在C99中的结构中将指针分配给2D空数组

Question

I have a 2d buffer that I would like to pass to a thread along with other values so I need to move it into a struct. When I try to do this, I cannot access the values in again in my struct and I need some help.

Here's my buffer:

void* mybuff[8][16384];

I would like to store a pointer to this 2D array in a struct like this:

typedef struct  {
  int i;
  void *mybuff;
} arg_struct_t;

However if I try to access the values:

    arg_struct_t *args = malloc(sizeof(arg_struct_t));
    args->i = index;
    args->mybuff = mybuff;

    fprintf(stderr, "%p\n", args->mybuff[0][0]);

I get an error:

main.c:104:47: warning: dereferencing ‘void *’ pointer [enabled by default]
           fprintf(stderr, "%p\n", args->mybuff[0][0]);
                                               ^
main.c:104:50: error: subscripted value is neither array nor pointer nor vector
           fprintf(stderr, "%p\n", args->mybuff[0][0]);
                                                  ^

I think I need to tell C99 more about the shape of the data I want to put into my struct, but I can't quite figure out the right way to do that.
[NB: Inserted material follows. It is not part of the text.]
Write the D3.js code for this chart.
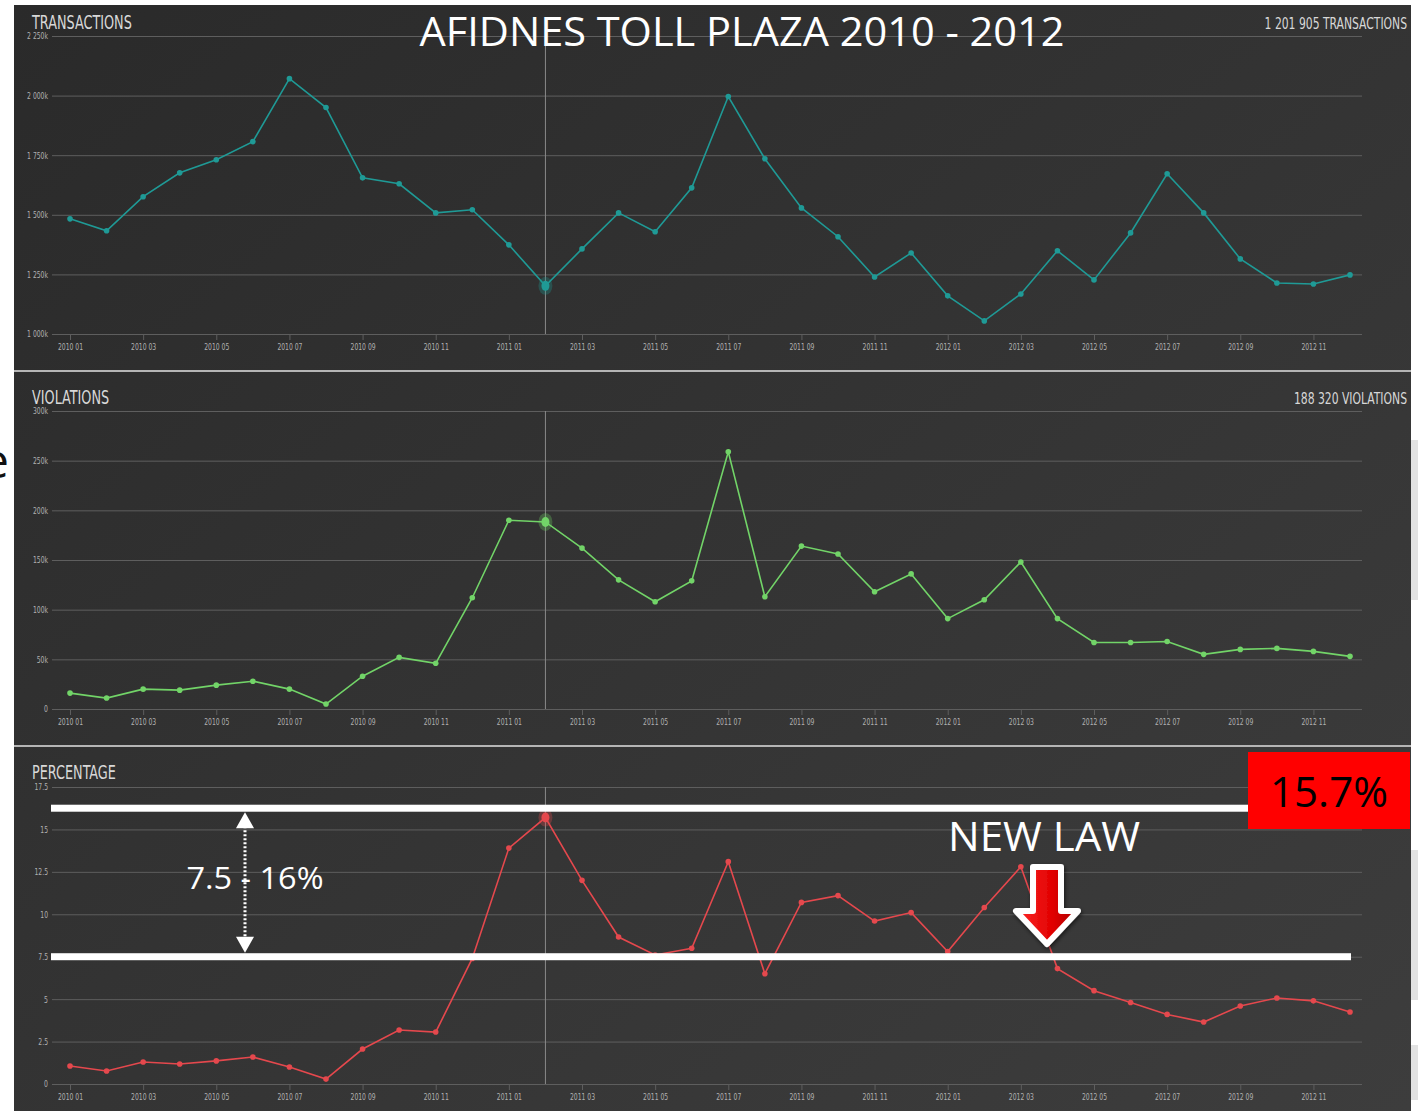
<!DOCTYPE html>
<html>
<head>
<meta charset="utf-8">
<script src="https://d3js.org/d3.v7.min.js"></script>
<style>
  body { margin: 0; background: #fff; }
  .narrow { font-family: "Liberation Sans Narrow", "DejaVu Sans Condensed", "Arial Narrow", sans-serif; }
  .big { font-family: "Open Sans", "Noto Sans", sans-serif; }
</style>
</head>
<body>
<script>
var months = ["2010 01","2010 02","2010 03","2010 04","2010 05","2010 06","2010 07","2010 08","2010 09","2010 10","2010 11","2010 12",
              "2011 01","2011 02","2011 03","2011 04","2011 05","2011 06","2011 07","2011 08","2011 09","2011 10","2011 11","2011 12",
              "2012 01","2012 02","2012 03","2012 04","2012 05","2012 06","2012 07","2012 08","2012 09","2012 10","2012 11","2012 12"];

// thousands
var transactions = [1483,1433,1576,1676,1731,1807,2071,1950,1655,1630,1508,1521,
                    1374,1202,1357,1508,1429,1613,1996,1735,1529,1408,1239,1340,
                    1160,1055,1168,1349,1227,1424,1672,1508,1315,1214,1210,1248];

// thousands
var violations = [16,11,20,19,24,28,20,5,33,52,46,112,
                  190,188.3,162,130,108,129,259,113,164,156,118,136,
                  91,110,148,91,67,67,68,55,60,61,58,53];

var percentage = [1.06,0.77,1.3,1.18,1.36,1.59,1.0,0.29,2.06,3.18,3.06,7.4,
                  13.9,15.7,12.0,8.66,7.6,8.0,13.1,6.5,10.7,11.1,9.6,10.1,
                  7.8,10.4,12.8,6.8,5.5,4.8,4.1,3.65,4.6,5.07,4.9,4.24];

var transTicks = [1000,1250,1500,1750,2000,2250];
var violTicks = [0,50,100,150,200,250,300];
var pctTicks = [0,2.5,5,7.5,10,12.5,15,17.5];

var xLabels = months.filter(function (d, i) { return i % 2 == 0; });
var hoverMonth = "2011 02";

var W = 1418, H = 1111;
var gridLeft = 52, gridRight = 1362;

var svg = d3.select("body")
    .append("svg")
    .attr("width", W)
    .attr("height", H);

var defs = svg.append("defs");
var bg = defs.append("linearGradient")
    .attr("id", "bg")
    .attr("x1", "0%").attr("y1", "0%")
    .attr("x2", "100%").attr("y2", "100%");
bg.append("stop").attr("offset", "0%").attr("stop-color", "#2a2a2a");
bg.append("stop").attr("offset", "100%").attr("stop-color", "#3d3d3d");

var arrowGrad = defs.append("linearGradient")
    .attr("id", "arrowGrad")
    .attr("x1", "0%").attr("y1", "0%")
    .attr("x2", "100%").attr("y2", "0%");
arrowGrad.append("stop").attr("offset", "0%").attr("stop-color", "#ff2a2a");
arrowGrad.append("stop").attr("offset", "60%").attr("stop-color", "#e00000");
arrowGrad.append("stop").attr("offset", "100%").attr("stop-color", "#a80000");

var shadow = defs.append("filter").attr("id", "shadow")
    .attr("x", "-30%").attr("y", "-30%").attr("width", "160%").attr("height", "160%");
shadow.append("feDropShadow")
    .attr("dx", 1).attr("dy", 2).attr("stdDeviation", 2)
    .attr("flood-color", "#000").attr("flood-opacity", 0.6);

// slide leftovers
svg.append("text")
    .attr("class", "big")
    .attr("x", 9)
    .attr("y", 478)
    .attr("text-anchor", "end")
    .attr("font-size", 48)
    .attr("fill", "#111")
    .text("e");

var deco = [[440, 600], [850, 1000], [1045, 1100]];
svg.selectAll(".deco")
    .data(deco)
    .enter().append("rect")
    .attr("class", "deco")
    .attr("x", 1411)
    .attr("y", function (d) { return d[0]; })
    .attr("width", 7)
    .attr("height", function (d) { return d[1] - d[0]; })
    .attr("fill", "#e2e2e2");

svg.append("rect")
    .attr("x", 14)
    .attr("y", 5)
    .attr("width", 1397)
    .attr("height", H - 5)
    .attr("fill", "url(#bg)");

var x = d3.scalePoint()
    .domain(months)
    .range([70, 1350]);

var panels = [
    { title: "TRANSACTIONS", total: "1 201 905 TRANSACTIONS", values: transactions, ticks: transTicks,
      domain: [1000, 2250], range: [334, 36], color: "#1f9a96", titleY: 29,
      fmt: function (d) { return d3.format(",")(d).replace(",", " ") + "k"; } },
    { title: "VIOLATIONS", total: "188 320 VIOLATIONS", values: violations, ticks: violTicks,
      domain: [0, 300], range: [709, 411], color: "#72d468", titleY: 404,
      fmt: function (d) { return d == 0 ? "0" : d + "k"; } },
    { title: "PERCENTAGE", total: null, values: percentage, ticks: pctTicks,
      domain: [0, 17.5], range: [1084, 787], color: "#e5484d", titleY: 779,
      fmt: function (d) { return d; } }
];

panels.forEach(function (p) {
    var y = d3.scaleLinear().domain(p.domain).range(p.range);
    var g = svg.append("g");

    var yAxis = d3.axisLeft(y)
        .tickValues(p.ticks)
        .tickSize(-(gridRight - gridLeft))
        .tickPadding(4)
        .tickFormat(p.fmt);
    var ya = g.append("g")
        .attr("class", "narrow")
        .attr("transform", "translate(" + gridLeft + ",0)")
        .call(yAxis);
    ya.select(".domain").remove();
    ya.selectAll("line").attr("stroke", "#5e5e5e");
    ya.selectAll("text").attr("fill", "#b0b0b0").attr("font-size", 9).classed("squeeze", true);

    var xAxis = d3.axisBottom(x)
        .tickValues(xLabels)
        .tickSize(6)
        .tickPadding(4);
    var xa = g.append("g")
        .attr("class", "narrow")
        .attr("transform", "translate(0," + p.range[0] + ")")
        .call(xAxis);
    xa.select(".domain").remove();
    xa.selectAll("line").attr("stroke", "#5e5e5e");
    xa.selectAll("text").attr("fill", "#b0b0b0").attr("font-size", 9).classed("squeeze", true);

    // crosshair
    g.append("line")
        .attr("x1", x(hoverMonth)).attr("x2", x(hoverMonth))
        .attr("y1", p.range[1]).attr("y2", p.range[0])
        .attr("stroke", "#8a8a8a")
        .attr("stroke-width", 1);

    var line = d3.line()
        .x(function (d, i) { return x(months[i]); })
        .y(function (d) { return y(d); });

    g.append("path")
        .datum(p.values)
        .attr("d", line)
        .attr("fill", "none")
        .attr("stroke", p.color)
        .attr("stroke-width", 1.6);

    g.selectAll(".dot")
        .data(p.values)
        .enter().append("circle")
        .attr("cx", function (d, i) { return x(months[i]); })
        .attr("cy", function (d) { return y(d); })
        .attr("r", 2.8)
        .attr("fill", p.color);

    var hi = months.indexOf(hoverMonth);
    g.append("ellipse")
        .attr("cx", x(hoverMonth)).attr("cy", y(p.values[hi]))
        .attr("rx", 7).attr("ry", 9)
        .attr("fill", p.color).attr("opacity", 0.3);
    g.append("ellipse")
        .attr("cx", x(hoverMonth)).attr("cy", y(p.values[hi]))
        .attr("rx", 4).attr("ry", 5)
        .attr("fill", p.color);

    svg.append("text")
        .attr("class", "narrow squeeze")
        .attr("x", 32)
        .attr("y", p.titleY)
        .attr("font-size", 19)
        .attr("fill", "#d8d8d8")
        .text(p.title);

    if (p.total) {
        svg.append("text")
            .attr("class", "narrow squeeze")
            .attr("x", 1407)
            .attr("y", p.titleY)
            .attr("text-anchor", "end")
            .attr("font-size", 16)
            .attr("fill", "#d8d8d8")
            .text(p.total);
    }
    p.y = y;
});

// condensed look: squeeze the fallback font horizontally
svg.selectAll(".squeeze").each(function () {
    var len = this.getComputedTextLength();
    d3.select(this)
        .attr("textLength", (len * 0.75).toFixed(1))
        .attr("lengthAdjust", "spacingAndGlyphs");
});

// separators
[371, 746].forEach(function (yy) {
    svg.append("line")
        .attr("x1", 14).attr("x2", 1411)
        .attr("y1", yy).attr("y2", yy)
        .attr("stroke", "#b5b5b5")
        .attr("stroke-width", 2);
});

svg.append("text")
    .attr("class", "big")
    .attr("x", 742)
    .attr("y", 46)
    .attr("text-anchor", "middle")
    .attr("font-size", 40)
    .attr("textLength", 645)
    .attr("lengthAdjust", "spacingAndGlyphs")
    .attr("fill", "#fff")
    .text("AFIDNES TOLL PLAZA 2010 - 2012");

// annotations on the percentage panel
var py = panels[2].y;
svg.append("rect")
    .attr("x", 51).attr("y", py(16.25) - 3.5)
    .attr("width", 1248 - 51).attr("height", 7)
    .attr("fill", "#fff");
svg.append("rect")
    .attr("x", 51).attr("y", py(7.5) - 3.5)
    .attr("width", 1351 - 51).attr("height", 7)
    .attr("fill", "#fff");

svg.append("line")
    .attr("x1", 245).attr("x2", 245)
    .attr("y1", py(16.25) + 18).attr("y2", py(7.5) - 18)
    .attr("stroke", "#fff")
    .attr("stroke-width", 3)
    .attr("stroke-dasharray", "2,2");
svg.append("path")
    .attr("d", "M245," + (py(16.25) + 4) + "l-9,16h18z")
    .attr("fill", "#fff");
svg.append("path")
    .attr("d", "M245," + (py(7.5) - 4) + "l-9,-16h18z")
    .attr("fill", "#fff");

svg.append("text")
    .attr("class", "big")
    .attr("x", 255)
    .attr("y", 889)
    .attr("text-anchor", "middle")
    .attr("font-size", 31)
    .attr("textLength", 137)
    .attr("lengthAdjust", "spacingAndGlyphs")
    .attr("fill", "#fff")
    .text("7.5 - 16%");

svg.append("rect")
    .attr("x", 1248).attr("y", 752)
    .attr("width", 162).attr("height", 77)
    .attr("fill", "#ff0000");
svg.append("text")
    .attr("class", "big")
    .attr("x", 1329)
    .attr("y", 807)
    .attr("text-anchor", "middle")
    .attr("font-size", 42)
    .attr("textLength", 118)
    .attr("lengthAdjust", "spacingAndGlyphs")
    .attr("fill", "#000")
    .text("15.7%");

svg.append("text")
    .attr("class", "big")
    .attr("x", 1044)
    .attr("y", 851)
    .attr("text-anchor", "middle")
    .attr("font-size", 40)
    .attr("textLength", 192)
    .attr("lengthAdjust", "spacingAndGlyphs")
    .attr("fill", "#fff")
    .text("NEW LAW");

var ax = 1047;
svg.append("path")
    .attr("d", "M" + (ax - 14) + ",867 H" + (ax + 14) + " V911 H" + (ax + 31) +
        " L" + ax + ",944 L" + (ax - 31) + ",911 H" + (ax - 14) + " Z")
    .attr("fill", "url(#arrowGrad)")
    .attr("stroke", "#fff")
    .attr("stroke-width", 6)
    .attr("stroke-linejoin", "round")
    .attr("filter", "url(#shadow)");
</script>
</body>
</html>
I appreciate any help or insights here.

Answer 1

The compiler doesn't know, what address in the memory it must calculate here:

args->mybuff[0][0]

because args->mybuff is just a pointer to void. To process a such expression the compiler needs info about 1) size of the elements of the array and 2) at least one of the dimensions of the array. Following code is more correct:

typedef void* TBuff[8][16834];
TBuff mybuff;

typedef struct  {
  int i;
  TBuff * mybuff;
} arg_struct_t;

arg_struct_t *args = malloc(sizeof(arg_struct_t));
args->i = index;
args->mybuff = &mybuff;
fprintf(stderr, "%p\n", (*args->mybuff)[0][0]);

Answer 2

At the risk of getting you farther over your head:

typedef struct  {
  int i;
  void* mybuff[8][16384];
} arg_struct_t;

But the general nature of void* is generic typing which is contrary to multidimensional arrays. This code looks strange as soon as that type appears and there's probably something else wrong.

Answer 3

Here is how to store the address of mybuff, and how to use that pointer later to access values.

int main()
{
    // Starting array    
    int* mybuff[8][16384];

    // Save the address of mybuff into 'p'. 'p' is a pointer to (int*)'s
    int** p = &mybuff[0][0];

    // Access the location of row=3, col=4 using 'p'
    int r = 3;
    int c = 4;
    *(p + (r*16384 + c)) = (int*) 123; // 123 is the value to assign

    return 0;
}

So you'll also need to pass the row and column sizes (8 and 16384) in your struct too in order to dereference the values. I've left out bounds checking in the example for brevity, but you should do that in real code.